The sheer speed at which technologies including video streaming and 5G wireless are developing is exacerbating the environmental impact of cloud computing, VMware Inc.'s Chief Technology Officer Ray O'Farrell said.

The emerging technologies are acting as a "double-edged sword" for consumers who are excited by their potential but unaware that growing cloud consumption requires huge amounts of energy, O'Farrell said at Hong Kong's RISE technology conference on July 11.

"To leverage more technology such as the internet of things, we need more cloud servers. ... This has an impact on the carbon footprint," he said.

Increasing reliance on mobile and cloud computing has led to significant levels of energy being generated in data centers, which rely on a mix of power sources such as coal, nuclear and wind.

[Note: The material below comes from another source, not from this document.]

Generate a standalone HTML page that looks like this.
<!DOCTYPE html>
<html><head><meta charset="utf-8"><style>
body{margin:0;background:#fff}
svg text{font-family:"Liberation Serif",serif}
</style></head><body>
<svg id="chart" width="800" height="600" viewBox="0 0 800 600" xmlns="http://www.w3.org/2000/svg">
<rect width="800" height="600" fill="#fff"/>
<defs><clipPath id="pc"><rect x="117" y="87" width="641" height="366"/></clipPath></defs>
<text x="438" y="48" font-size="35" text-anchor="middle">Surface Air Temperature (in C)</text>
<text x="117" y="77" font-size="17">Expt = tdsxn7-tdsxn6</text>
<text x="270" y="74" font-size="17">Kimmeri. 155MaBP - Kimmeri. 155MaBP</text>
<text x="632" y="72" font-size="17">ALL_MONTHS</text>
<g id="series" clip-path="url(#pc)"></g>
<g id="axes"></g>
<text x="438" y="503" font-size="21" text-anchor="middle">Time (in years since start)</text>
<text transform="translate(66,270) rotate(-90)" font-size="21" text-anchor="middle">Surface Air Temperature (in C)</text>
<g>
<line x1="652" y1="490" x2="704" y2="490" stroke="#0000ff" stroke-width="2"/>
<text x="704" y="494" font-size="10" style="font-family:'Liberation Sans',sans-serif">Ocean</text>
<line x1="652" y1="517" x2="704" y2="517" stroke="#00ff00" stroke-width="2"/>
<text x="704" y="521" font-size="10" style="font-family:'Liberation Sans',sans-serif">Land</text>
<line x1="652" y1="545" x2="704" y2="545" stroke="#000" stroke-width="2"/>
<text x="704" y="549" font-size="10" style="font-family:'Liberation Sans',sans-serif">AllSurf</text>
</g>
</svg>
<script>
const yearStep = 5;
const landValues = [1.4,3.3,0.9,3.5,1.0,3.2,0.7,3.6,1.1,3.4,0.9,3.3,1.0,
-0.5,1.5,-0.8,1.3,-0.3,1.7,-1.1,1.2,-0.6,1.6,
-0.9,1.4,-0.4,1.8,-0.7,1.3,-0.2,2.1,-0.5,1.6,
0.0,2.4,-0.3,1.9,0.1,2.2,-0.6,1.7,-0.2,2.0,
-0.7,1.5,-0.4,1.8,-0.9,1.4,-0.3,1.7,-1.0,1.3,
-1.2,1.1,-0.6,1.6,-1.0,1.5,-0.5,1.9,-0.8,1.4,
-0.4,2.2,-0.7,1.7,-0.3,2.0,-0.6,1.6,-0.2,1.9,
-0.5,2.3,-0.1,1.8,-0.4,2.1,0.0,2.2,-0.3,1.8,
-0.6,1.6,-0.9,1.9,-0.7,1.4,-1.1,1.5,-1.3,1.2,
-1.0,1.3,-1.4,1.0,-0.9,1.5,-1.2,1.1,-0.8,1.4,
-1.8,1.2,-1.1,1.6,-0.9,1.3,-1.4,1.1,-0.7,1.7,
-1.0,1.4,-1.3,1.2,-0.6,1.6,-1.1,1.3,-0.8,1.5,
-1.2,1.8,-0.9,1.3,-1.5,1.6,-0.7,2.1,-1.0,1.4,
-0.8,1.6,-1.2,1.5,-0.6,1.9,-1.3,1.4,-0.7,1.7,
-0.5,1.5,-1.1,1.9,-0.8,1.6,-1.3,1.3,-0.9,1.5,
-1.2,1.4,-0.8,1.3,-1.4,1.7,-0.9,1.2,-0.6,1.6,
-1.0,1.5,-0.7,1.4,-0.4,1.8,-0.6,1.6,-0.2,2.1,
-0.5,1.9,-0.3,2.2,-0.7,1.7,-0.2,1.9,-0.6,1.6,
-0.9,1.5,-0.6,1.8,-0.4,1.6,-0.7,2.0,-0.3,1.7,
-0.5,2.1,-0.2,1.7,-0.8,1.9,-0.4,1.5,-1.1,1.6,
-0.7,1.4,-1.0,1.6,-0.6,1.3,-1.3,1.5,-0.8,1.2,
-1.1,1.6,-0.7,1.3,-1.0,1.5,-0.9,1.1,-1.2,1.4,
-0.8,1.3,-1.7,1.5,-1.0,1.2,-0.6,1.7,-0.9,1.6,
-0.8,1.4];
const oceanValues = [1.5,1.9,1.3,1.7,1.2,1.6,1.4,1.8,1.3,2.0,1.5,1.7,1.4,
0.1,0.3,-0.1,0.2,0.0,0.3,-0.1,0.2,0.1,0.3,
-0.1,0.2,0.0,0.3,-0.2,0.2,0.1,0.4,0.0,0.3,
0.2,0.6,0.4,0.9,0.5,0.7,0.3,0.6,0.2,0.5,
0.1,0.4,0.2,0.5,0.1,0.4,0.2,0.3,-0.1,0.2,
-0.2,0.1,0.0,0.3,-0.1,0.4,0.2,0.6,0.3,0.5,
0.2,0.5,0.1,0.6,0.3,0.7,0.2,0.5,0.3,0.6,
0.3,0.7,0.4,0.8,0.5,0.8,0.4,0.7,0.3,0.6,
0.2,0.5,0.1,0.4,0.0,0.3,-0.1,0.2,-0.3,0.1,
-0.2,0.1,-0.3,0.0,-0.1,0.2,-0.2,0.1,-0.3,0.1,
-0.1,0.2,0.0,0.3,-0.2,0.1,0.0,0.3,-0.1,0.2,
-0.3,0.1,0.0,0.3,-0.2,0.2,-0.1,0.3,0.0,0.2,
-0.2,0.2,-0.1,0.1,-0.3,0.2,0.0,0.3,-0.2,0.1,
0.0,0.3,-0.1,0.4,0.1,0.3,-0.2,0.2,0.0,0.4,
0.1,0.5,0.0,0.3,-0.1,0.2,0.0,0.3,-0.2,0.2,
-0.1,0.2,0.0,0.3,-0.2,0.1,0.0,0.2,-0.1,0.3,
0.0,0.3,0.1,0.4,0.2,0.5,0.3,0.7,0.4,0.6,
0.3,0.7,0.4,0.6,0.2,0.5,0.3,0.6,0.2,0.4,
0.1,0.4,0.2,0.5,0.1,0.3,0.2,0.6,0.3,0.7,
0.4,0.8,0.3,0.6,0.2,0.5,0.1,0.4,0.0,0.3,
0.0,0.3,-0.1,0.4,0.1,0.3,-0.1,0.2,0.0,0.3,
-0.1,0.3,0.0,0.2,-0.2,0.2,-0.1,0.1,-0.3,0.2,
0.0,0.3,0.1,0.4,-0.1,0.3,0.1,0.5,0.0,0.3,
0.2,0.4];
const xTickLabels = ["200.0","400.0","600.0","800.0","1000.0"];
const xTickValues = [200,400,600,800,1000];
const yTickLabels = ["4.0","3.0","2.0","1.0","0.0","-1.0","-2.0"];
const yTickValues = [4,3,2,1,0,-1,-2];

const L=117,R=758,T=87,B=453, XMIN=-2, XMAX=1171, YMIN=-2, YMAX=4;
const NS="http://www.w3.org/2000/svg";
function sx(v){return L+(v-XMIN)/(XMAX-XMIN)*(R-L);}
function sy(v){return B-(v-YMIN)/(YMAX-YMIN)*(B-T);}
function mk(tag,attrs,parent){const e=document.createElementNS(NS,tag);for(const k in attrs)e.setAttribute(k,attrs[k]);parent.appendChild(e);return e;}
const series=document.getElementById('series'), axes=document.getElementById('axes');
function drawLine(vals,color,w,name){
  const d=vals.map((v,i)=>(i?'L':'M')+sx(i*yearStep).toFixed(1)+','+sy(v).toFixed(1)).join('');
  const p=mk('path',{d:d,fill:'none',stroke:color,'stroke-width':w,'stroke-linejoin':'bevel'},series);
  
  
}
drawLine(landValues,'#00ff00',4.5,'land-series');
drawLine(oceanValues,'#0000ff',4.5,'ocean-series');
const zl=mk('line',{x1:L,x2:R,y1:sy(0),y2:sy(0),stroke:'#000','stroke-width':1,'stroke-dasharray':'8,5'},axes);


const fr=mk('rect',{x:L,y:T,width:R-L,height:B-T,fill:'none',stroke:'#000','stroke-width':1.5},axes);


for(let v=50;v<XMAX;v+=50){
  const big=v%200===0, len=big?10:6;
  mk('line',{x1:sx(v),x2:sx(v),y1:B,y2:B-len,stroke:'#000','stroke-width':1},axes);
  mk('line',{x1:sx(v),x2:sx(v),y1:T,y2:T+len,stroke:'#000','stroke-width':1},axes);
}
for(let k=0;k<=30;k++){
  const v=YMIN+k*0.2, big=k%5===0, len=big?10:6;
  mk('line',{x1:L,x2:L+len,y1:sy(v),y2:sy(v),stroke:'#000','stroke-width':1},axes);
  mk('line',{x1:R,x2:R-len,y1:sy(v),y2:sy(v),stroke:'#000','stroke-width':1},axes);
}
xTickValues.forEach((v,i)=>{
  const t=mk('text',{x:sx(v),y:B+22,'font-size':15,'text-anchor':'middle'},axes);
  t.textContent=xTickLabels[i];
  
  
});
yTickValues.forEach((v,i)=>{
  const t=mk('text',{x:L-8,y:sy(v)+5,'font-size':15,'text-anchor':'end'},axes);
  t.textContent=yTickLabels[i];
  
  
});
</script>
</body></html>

According to a 2017 Greenpeace environmental report, video streaming platforms, in particular, are a "tremendous driver of data demand" with 63% of global internet traffic in 2015. The report projects this figure to reach 80% by 2020 with Netflix Inc. alone accounting for one-third of internet traffic in North America. The report also points out that China's tech giants Tencent Holdings Ltd. and Baidu Inc., which are investing heavily in their cloud businesses, lack access to renewable energy due to monopoly utilities in the country.

Tech companies have started to become more conscious of their environmental impact. Google LLC considers what energy infrastructure is available locally when choosing data center locations. The power usage effectiveness of the search engine's data centers is 1.11, compared to the European average of 1.7.

In a March release, Netflix said it uses as little electricity as possible and matches 100% of its direct power usage with regional renewable energy certificates, or RECs. RECs are market-based instruments that represent the environmental, social and other nonpower attributes of renewable electricity generation and are issued when 1 megawatt-hour of electricity is generated and delivered to the grid from a renewable energy source. In 2018, Netflix's annual direct energy use was about 51,000 MWh, compared to approximately 40,000 MWh in 2016.

Meanwhile, Tencent said it plans to apply innovative technology to its data centers and "be the exemplar of green data centers in the [Chinese] industry," according to its 2018 ESG report.

O'Farrell said some tech companies have started to use virtualization strategies, which involves creating a software-based representation of physical hardware, to address their carbon footprint through the reduction of servers and networking devices.

"For most of Asia, virtualization is low, around the 30% to 35% range, so there is a big opportunity for these countries to restrategize [and save energy]," he said.